**DATA SHOWN**
╔══

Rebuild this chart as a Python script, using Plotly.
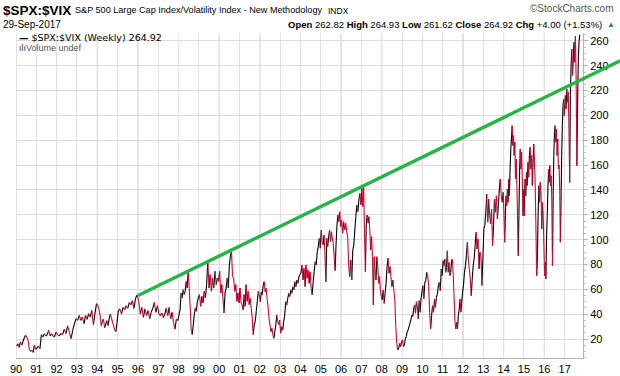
import pandas as pd
import plotly.graph_objects as go

# ---------------- data ----------------
years = list(range(1990, 2018))
y1990 = [14.4, 16.2, 13.3, 17.6, 15.0, 18.0, 20.8, 23.0, 21.5, 19.0, 11.7, 10.0, 10.9, 9.2, 15.0, 11.7]
y1991 = [12.8, 14.4, 12.2, 23.5, 21.6, 24.3, 22.4, 23.5, 27.0, 22.4, 24.3, 22.4, 21.6, 25.6]
y1992 = [23.5, 22.4, 24.3, 23.5, 27.8, 24.3, 30.5, 25.6, 20.3, 27.0, 32.3, 36.4]
y1993 = [35.0, 39.0, 35.0, 37.7, 32.3, 39.0, 35.8, 40.4, 37.7, 43.0, 31.5, 40.4, 48.5]
y1994 = [47.0, 44.0, 38.8, 30.7, 34.0, 36.1, 29.0, 32.0, 34.8, 30.7, 36.0, 40.0, 37.4, 33.4, 30.7, 27.0, 25.9, 33.4]
y1995 = [42.8, 44.2, 40.1, 45.5, 43.6, 46.8, 44.7, 49.5, 47.4, 50.9, 44.7, 52.8, 55.4]
y1996 = [50.9, 40.1, 45.5, 37.4, 44.2, 38.8, 42.8, 36.1, 41.5, 44.7, 49.5, 41.5, 46.8]
y1997 = [40.1, 38.8, 40.9, 37.2, 40.1, 44.7, 38.8, 45.5, 36.1, 41.5, 33.4, 28.0, 36.1, 34.8]
y1998 = [39.6, 43.6, 57.0, 53.0, 59.7, 55.7, 58.4, 66.4, 61.0, 74.0, 61.0, 45.0, 26.2, 23.5, 31.5, 39.6, 45.0, 42.3, 50.3, 53.0]
y1999 = [55.7, 46.3, 54.4, 49.0, 58.4, 53.0, 63.8, 82.6, 61.0, 71.8, 58.4, 69.1, 61.0, 74.5, 63.8, 69.1, 66.4]
y2000 = [74.5, 57.0, 63.8, 53.0, 40.9, 57.0, 61.0, 69.1, 61.0, 79.3, 86.6, 91.1, 70.5, 69.1, 58.4, 63.8, 50.3, 57.0, 49.0]
y2001 = [61.0, 49.0, 47.7, 43.6, 55.7, 46.3, 63.8, 50.3, 58.4, 47.7, 53.0, 45.0, 36.9, 23.5, 31.5, 34.2, 42.3, 50.3, 58.4, 55.7]
y2002 = [50.0, 58.1, 55.4, 63.5, 66.2, 58.1, 60.8, 52.8, 46.0, 36.6, 31.3, 25.9, 28.6, 23.2, 20.5, 25.9, 31.3, 39.3, 34.0, 31.3, 35.3]
y2003 = [24.6, 29.9, 27.2, 34.0, 39.3, 50.0, 47.4, 52.8, 56.8, 54.1, 59.5, 56.8, 62.1, 59.5, 66.2, 62.1, 67.5, 64.8, 70.2, 72.0]
y2004 = [72.9, 79.6, 67.5, 76.9, 62.1, 79.6, 68.9, 75.6, 64.8, 74.2, 60.8, 55.4, 66.2, 74.2, 82.3, 79.6, 90.3, 94.4, 101.0, 93.0]
y2005 = [107.8, 98.4, 95.7, 103.8, 87.7, 66.0, 101.0, 94.4, 102.4, 107.8, 98.4, 106.4, 101.0, 97.0, 85.0, 75.0, 95.7, 111.8, 119.9, 114.5, 122.5, 110.5]
y2006 = [115.8, 105.1, 114.5, 107.8, 113.2, 106.4, 102.4, 78.3, 70.2, 83.6, 67.5, 91.7, 95.7, 107.8, 118.5, 127.9, 122.5, 131.9, 137.3, 127.9]
y2007 = [141.3, 126.6, 142.0, 105.0, 74.2, 113.2, 119.9, 113.2, 118.5, 107.8, 91.7, 102.4, 86.3, 47.4, 86.3, 75.6, 67.5, 86.3, 78.3, 64.8, 70.2, 59.5, 54.1]
y2008 = [51.4, 59.5, 48.7, 56.8, 64.8, 78.3, 85.0, 72.9, 78.3, 70.2, 62.1, 67.5, 59.5, 51.4, 29.9, 16.5, 11.1, 12.5, 16.5, 13.8, 17.9]
y2009 = [19.2, 13.8, 15.2, 20.5, 21.9, 25.9, 27.2, 29.9, 32.6, 35.3, 39.3, 38.0, 43.4, 47.4, 40.7, 50.0, 46.8, 36.1, 50.9, 41.5, 52.2, 57.6]
y2010 = [63.0, 52.2, 65.6, 67.0, 73.7, 71.0, 63.0, 41.5, 28.1, 38.8, 46.8, 41.5, 52.2, 45.5, 53.6, 56.2, 63.0, 65.6, 58.9, 76.4, 71.0]
y2011 = [83.1, 79.1, 84.4, 73.7, 77.7, 91.1, 73.7, 81.7, 71.0, 73.7, 83.1, 84.4, 71.0, 52.2, 33.4, 28.1, 33.4, 28.1, 38.8, 44.2, 52.2, 41.5, 49.5, 57.6]
y2012 = [63.0, 73.7, 79.1, 87.1, 97.9, 84.4, 76.4, 68.3, 54.9, 68.3, 79.1, 84.4, 95.2, 105.9, 92.5, 100.5, 76.4, 89.8, 87.1, 63.0, 84.4]
y2013 = [108.6, 111.3, 122.0, 136.8, 114.0, 132.8, 119.3, 112.6, 124.7, 95.2, 111.3, 132.8, 122.0, 135.4, 116.6, 127.4, 140.8, 148.9, 135.4, 130.1, 138.1]
y2014 = [119.3, 97.9, 119.3, 135.4, 127.4, 140.8, 130.0, 148.9, 135.4, 156.9, 173.0, 181.0, 191.8, 175.7, 183.8, 167.7,
         178.5, 148.9, 165.0, 143.5, 119.3, 87.1, 119.3, 154.2, 173.0, 156.9, 170.3, 148.9, 119.3, 140.8]
y2015 = [119.0, 148.9, 135.4, 154.2, 143.5, 162.3, 150.2, 167.7, 174.4, 156.9, 167.7, 143.5, 162.3, 177.0, 163.6, 143.5,
         108.6, 71.0, 87.1, 119.3, 143.5, 130.0, 146.2, 138.1, 108.6, 130.0, 119.3, 95.2]
y2016 = [71.0, 81.7, 68.3, 103.2, 119.3, 140.8, 156.9, 146.2, 159.6, 143.5, 151.5, 130.0, 79.0, 135.4, 167.7, 186.4,
         191.8, 178.4, 189.1, 167.7, 181.0, 156.9, 160.0, 140.8, 97.9, 130.0, 167.7, 191.8, 207.9, 213.3, 199.9]
y2017 = [216.0, 205.2, 221.3, 210.6, 218.7, 189.1, 146.0, 216.0, 240.1, 253.6, 232.1, 245.5, 258.9, 242.8, 264.0,
         229.4, 159.6, 207.9, 242.8, 258.9, 264.92]
series = [y1990, y1991, y1992, y1993, y1994, y1995, y1996, y1997, y1998, y1999, y2000, y2001, y2002, y2003,
          y2004, y2005, y2006, y2007, y2008, y2009, y2010, y2011, y2012, y2013, y2014, y2015, y2016, y2017]
last_date = "2017-09-29"

trend_dates = ["1996-01-05", "2019-09-25"]
trend_values = [55.0, 244.0]

y_ticks = [20, 40, 60, 80, 100, 120, 140, 160, 180, 200, 220, 240, 260]

# ---------------- build dates for the readings ----------------
dates, vals = [], []
for yr, v in zip(years, series):
    start = pd.Timestamp(f"{yr}-01-01")
    n = len(v)
    if yr == years[-1]:
        end = pd.Timestamp(last_date)
        fr = [(i + 1) / n for i in range(n)]
    else:
        end = pd.Timestamp(f"{yr + 1}-01-01")
        fr = [(i + 0.5) / n for i in range(n)]
    dates += [start + (end - start) * f for f in fr]
    vals += v

# up-moves black, down-moves red
bx, by, rx, ry = [], [], [], []
for i in range(len(vals) - 1):
    if vals[i + 1] >= vals[i]:
        bx += [dates[i], dates[i + 1], None]; by += [vals[i], vals[i + 1], None]
    else:
        rx += [dates[i], dates[i + 1], None]; ry += [vals[i], vals[i + 1], None]

W, H = 620, 376
ML, MR, MT, MB = 16, 0, 33, 18
plot_right = 583
x_dom_end = (plot_right - ML) / (W - ML - MR)
x0 = pd.Timestamp("1990-01-01")
x1 = pd.Timestamp("2017-11-27")
x2_end = x0 + (x1 - x0) * (1 / x_dom_end)
yr_range = [4.7, 266.4]

def px(x):
    return (x - ML) / (W - ML - MR)

def py(y):
    return (H - MB - y) / (H - MT - MB)

RED = "#cc0a36"
fig = go.Figure()
fig.add_trace(go.Scatter(x=bx, y=by, mode="lines", line=dict(color="#000000", width=1.1),
                         hoverinfo="skip", showlegend=False))
fig.add_trace(go.Scatter(x=rx, y=ry, mode="lines", line=dict(color=RED, width=1.1),
                         hoverinfo="skip", showlegend=False))
fig.add_trace(go.Scatter(x=trend_dates, y=trend_values, mode="lines", xaxis="x2", yaxis="y2",
                         line=dict(color="#2db14b", width=3.5), hoverinfo="skip", showlegend=False))

shapes = []
for yr in range(1990, 2018, 2):
    shapes.append(dict(type="line", xref="x", yref="paper", x0=f"{yr}-01-01", x1=f"{yr}-01-01",
                       y0=0, y1=1, line=dict(color="#c4c4c4", width=1), layer="below"))

FONT = "Liberation Sans, Arial, sans-serif"
ann = [
    dict(x=px(1), y=py(10), text="<b>$SPX:$VIX</b>", font=dict(size=13.5, color="#000", family=FONT), xanchor="left"),
    dict(x=px(73), y=py(10), text="S&amp;P 500 Large Cap Index/Volatility Index - New Methodology",
         font=dict(size=9.1, color="#000", family=FONT), xanchor="left"),
    dict(x=px(326), y=py(11), text="INDX", font=dict(size=8.5, color="#000", family=FONT), xanchor="left"),
    dict(x=px(616), y=py(9), text="©StockCharts.com", font=dict(size=10, color="#555", family=FONT), xanchor="right"),
    dict(x=px(1), y=py(24), text="29-Sep-2017", font=dict(size=10, color="#000", family=FONT), xanchor="left"),
    dict(x=px(604), y=py(24),
         text="<b>Open</b> 262.82 <b>High</b> 264.93 <b>Low</b> 261.62 <b>Close</b> 264.92 <b>Chg</b> +4.00 (+1.53%)",
         font=dict(size=9.5, color="#000", family=FONT), xanchor="right"),
    dict(x=px(605), y=py(24), text="▲", font=dict(size=8, color="#2e8b3a", family=FONT), xanchor="left"),
    dict(x=px(17), y=py(37), text="<b>—</b> $SPX:$VIX (Weekly) 264.92",
         font=dict(size=9.5, color="#000", family="DejaVu Sans"), xanchor="left"),
    dict(x=px(17), y=py(48), text="ılı<span style='color:#555'>Volume undef</span>",
         font=dict(size=9, color="#333", family=FONT), xanchor="left"),
]
for a in ann:
    a.update(xref="paper", yref="paper", showarrow=False, yanchor="middle")

fig.update_layout(
    width=W, height=H, margin=dict(l=ML, r=MR, t=MT, b=MB),
    paper_bgcolor="white", plot_bgcolor="rgba(0,0,0,0)",
    xaxis=dict(type="date", domain=[0, x_dom_end], range=[x0, x1], tickformat="%y", dtick="M12",
               tick0="1990-01-01", showgrid=True, gridcolor="#e2e2e2", gridwidth=1, zeroline=False,
               showline=True, linecolor="#b4b4b4", ticks="", tickfont=dict(size=11, color="#000", family=FONT),
               ticklabelstandoff=1),
    yaxis=dict(range=yr_range, side="right", anchor="x", tickvals=y_ticks, showgrid=True, gridcolor="#dcdcdc",
               zeroline=False, showline=True, linecolor="#b4b4b4", ticks="outside", ticklen=4,
               tickcolor="#b4b4b4", tickfont=dict(size=11, color="#000", family=FONT),
               minor=dict(dtick=5, tick0=0, ticks="outside", ticklen=2, tickcolor="#c0c0c0", showgrid=False)),
    xaxis2=dict(type="date", domain=[0, 1], range=[x0, x2_end], anchor="y2", visible=False),
    yaxis2=dict(range=yr_range, domain=[0, 1], anchor="x2", visible=False),
    shapes=shapes, annotations=ann,
)

fig.write_html("out.html", config={"displayModeBar": False},
               post_script="document.body.style.margin='0px';")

╚══

**PROBLEM**
Your task is to restate word for word the lines from the top of the data to the line containing "import plotly.graph_objects as go", both ends included, with every picture left out.

**SOLUTION**
Rebuild this chart as a Python script, using Plotly.
import pandas as pd
import plotly.graph_objects as go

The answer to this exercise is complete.